──────── Collected data
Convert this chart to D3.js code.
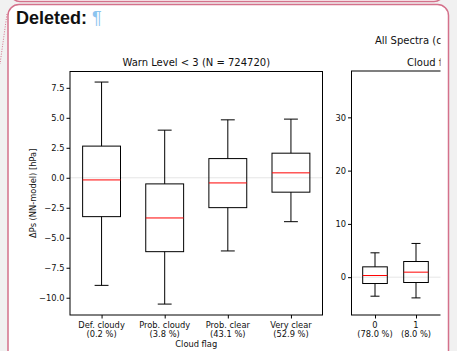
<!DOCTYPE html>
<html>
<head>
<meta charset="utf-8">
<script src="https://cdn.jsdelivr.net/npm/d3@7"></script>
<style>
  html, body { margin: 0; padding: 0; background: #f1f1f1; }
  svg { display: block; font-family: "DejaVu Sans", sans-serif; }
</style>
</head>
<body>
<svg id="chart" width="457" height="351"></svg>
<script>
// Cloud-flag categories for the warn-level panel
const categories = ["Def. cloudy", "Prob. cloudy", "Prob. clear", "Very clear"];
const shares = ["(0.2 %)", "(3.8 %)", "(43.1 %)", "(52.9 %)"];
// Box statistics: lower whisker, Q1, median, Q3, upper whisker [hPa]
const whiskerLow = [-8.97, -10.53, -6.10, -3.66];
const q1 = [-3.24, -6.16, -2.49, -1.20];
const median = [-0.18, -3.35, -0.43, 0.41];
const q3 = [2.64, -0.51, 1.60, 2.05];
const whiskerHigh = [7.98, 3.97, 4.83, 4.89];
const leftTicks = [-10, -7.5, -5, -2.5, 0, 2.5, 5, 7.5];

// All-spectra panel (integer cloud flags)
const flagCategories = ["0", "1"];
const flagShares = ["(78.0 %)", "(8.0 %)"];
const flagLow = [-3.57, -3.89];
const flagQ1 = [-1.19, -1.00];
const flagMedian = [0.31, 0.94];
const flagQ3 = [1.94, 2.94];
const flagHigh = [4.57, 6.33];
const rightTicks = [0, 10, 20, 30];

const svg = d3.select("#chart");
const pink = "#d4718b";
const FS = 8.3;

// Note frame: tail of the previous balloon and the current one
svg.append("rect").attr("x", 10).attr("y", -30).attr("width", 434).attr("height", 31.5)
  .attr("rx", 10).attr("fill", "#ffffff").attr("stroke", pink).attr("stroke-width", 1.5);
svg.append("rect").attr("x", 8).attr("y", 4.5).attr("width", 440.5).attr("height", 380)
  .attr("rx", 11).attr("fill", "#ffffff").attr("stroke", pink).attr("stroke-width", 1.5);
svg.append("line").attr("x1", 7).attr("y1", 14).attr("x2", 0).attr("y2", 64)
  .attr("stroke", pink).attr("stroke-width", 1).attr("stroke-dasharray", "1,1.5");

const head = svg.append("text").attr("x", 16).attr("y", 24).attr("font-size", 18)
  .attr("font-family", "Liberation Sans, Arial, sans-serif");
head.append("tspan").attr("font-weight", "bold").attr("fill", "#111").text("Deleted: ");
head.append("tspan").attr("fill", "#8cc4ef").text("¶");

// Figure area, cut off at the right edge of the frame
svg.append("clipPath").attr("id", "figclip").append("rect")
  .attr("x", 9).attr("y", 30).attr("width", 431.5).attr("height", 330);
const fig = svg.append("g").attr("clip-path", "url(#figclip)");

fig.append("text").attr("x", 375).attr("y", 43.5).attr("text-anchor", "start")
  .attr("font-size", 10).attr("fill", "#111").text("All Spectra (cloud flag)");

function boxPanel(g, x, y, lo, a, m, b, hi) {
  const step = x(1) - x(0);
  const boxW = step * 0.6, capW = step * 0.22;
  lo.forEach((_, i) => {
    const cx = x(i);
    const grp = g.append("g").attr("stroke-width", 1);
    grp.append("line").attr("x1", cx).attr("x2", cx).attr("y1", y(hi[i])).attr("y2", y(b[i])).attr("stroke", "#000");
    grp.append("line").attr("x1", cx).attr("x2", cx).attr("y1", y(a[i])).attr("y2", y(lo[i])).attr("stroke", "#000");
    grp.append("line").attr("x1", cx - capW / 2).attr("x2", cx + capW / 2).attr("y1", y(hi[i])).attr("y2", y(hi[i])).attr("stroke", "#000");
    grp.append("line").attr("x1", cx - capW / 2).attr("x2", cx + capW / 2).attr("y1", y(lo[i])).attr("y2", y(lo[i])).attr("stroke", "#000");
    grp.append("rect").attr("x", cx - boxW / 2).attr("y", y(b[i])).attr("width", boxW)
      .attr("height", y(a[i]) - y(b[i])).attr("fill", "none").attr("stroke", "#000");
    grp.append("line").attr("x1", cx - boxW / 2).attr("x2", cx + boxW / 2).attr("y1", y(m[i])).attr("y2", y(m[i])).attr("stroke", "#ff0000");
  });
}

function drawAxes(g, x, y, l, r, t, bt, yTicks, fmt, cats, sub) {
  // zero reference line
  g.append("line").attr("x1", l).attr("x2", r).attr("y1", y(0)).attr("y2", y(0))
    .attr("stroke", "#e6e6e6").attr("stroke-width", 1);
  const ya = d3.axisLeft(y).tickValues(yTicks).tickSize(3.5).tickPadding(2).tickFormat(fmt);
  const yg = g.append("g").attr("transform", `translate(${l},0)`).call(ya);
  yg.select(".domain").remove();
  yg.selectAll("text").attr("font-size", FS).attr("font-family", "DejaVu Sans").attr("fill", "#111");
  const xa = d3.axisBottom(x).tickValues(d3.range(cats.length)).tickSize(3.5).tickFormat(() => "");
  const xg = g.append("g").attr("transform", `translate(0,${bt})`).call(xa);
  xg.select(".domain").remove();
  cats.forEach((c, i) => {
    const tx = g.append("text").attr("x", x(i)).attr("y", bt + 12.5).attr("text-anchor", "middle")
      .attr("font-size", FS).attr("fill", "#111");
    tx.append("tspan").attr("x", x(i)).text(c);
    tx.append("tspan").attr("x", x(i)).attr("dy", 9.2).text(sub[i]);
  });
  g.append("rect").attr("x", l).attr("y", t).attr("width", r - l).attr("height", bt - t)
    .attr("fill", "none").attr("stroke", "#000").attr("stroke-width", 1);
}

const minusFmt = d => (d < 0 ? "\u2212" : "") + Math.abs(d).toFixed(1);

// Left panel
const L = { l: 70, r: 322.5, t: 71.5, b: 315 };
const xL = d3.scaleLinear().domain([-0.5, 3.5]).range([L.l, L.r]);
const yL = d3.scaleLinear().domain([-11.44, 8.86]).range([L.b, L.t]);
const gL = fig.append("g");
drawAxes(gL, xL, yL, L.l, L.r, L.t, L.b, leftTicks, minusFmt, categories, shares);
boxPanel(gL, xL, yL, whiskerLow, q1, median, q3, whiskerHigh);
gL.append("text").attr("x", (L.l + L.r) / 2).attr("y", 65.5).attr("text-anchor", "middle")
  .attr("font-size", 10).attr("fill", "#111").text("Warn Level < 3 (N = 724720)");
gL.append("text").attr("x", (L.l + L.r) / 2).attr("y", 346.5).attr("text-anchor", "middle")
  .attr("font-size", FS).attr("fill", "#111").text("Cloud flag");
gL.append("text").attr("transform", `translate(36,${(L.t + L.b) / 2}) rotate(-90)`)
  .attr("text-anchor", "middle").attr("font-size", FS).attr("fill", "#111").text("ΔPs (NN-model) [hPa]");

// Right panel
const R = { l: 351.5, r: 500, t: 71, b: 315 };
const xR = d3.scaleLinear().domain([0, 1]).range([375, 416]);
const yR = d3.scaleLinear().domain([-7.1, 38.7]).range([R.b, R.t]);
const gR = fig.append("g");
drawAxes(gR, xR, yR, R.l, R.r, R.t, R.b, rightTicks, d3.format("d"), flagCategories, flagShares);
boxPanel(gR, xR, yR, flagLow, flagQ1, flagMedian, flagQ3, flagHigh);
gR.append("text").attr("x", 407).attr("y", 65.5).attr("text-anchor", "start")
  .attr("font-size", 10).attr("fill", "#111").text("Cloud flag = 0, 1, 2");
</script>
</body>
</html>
────────────────
What to do:
Repeat the listing above up to and including the line with "const leftTicks = [-10, -7.5, -5, -2.5, 0, 2.5, 5, 7.5];", starting from its first line. Drop any pictures.

Task answer:
Convert this chart to D3.js code.
<!DOCTYPE html>
<html>
<head>
<meta charset="utf-8">
<script src="https://cdn.jsdelivr.net/npm/d3@7"></script>
<style>
  html, body { margin: 0; padding: 0; background: #f1f1f1; }
  svg { display: block; font-family: "DejaVu Sans", sans-serif; }
</style>
</head>
<body>
<svg id="chart" width="457" height="351"></svg>
<script>
// Cloud-flag categories for the warn-level panel
const categories = ["Def. cloudy", "Prob. cloudy", "Prob. clear", "Very clear"];
const shares = ["(0.2 %)", "(3.8 %)", "(43.1 %)", "(52.9 %)"];
// Box statistics: lower whisker, Q1, median, Q3, upper whisker [hPa]
const whiskerLow = [-8.97, -10.53, -6.10, -3.66];
const q1 = [-3.24, -6.16, -2.49, -1.20];
const median = [-0.18, -3.35, -0.43, 0.41];
const q3 = [2.64, -0.51, 1.60, 2.05];
const whiskerHigh = [7.98, 3.97, 4.83, 4.89];
const leftTicks = [-10, -7.5, -5, -2.5, 0, 2.5, 5, 7.5];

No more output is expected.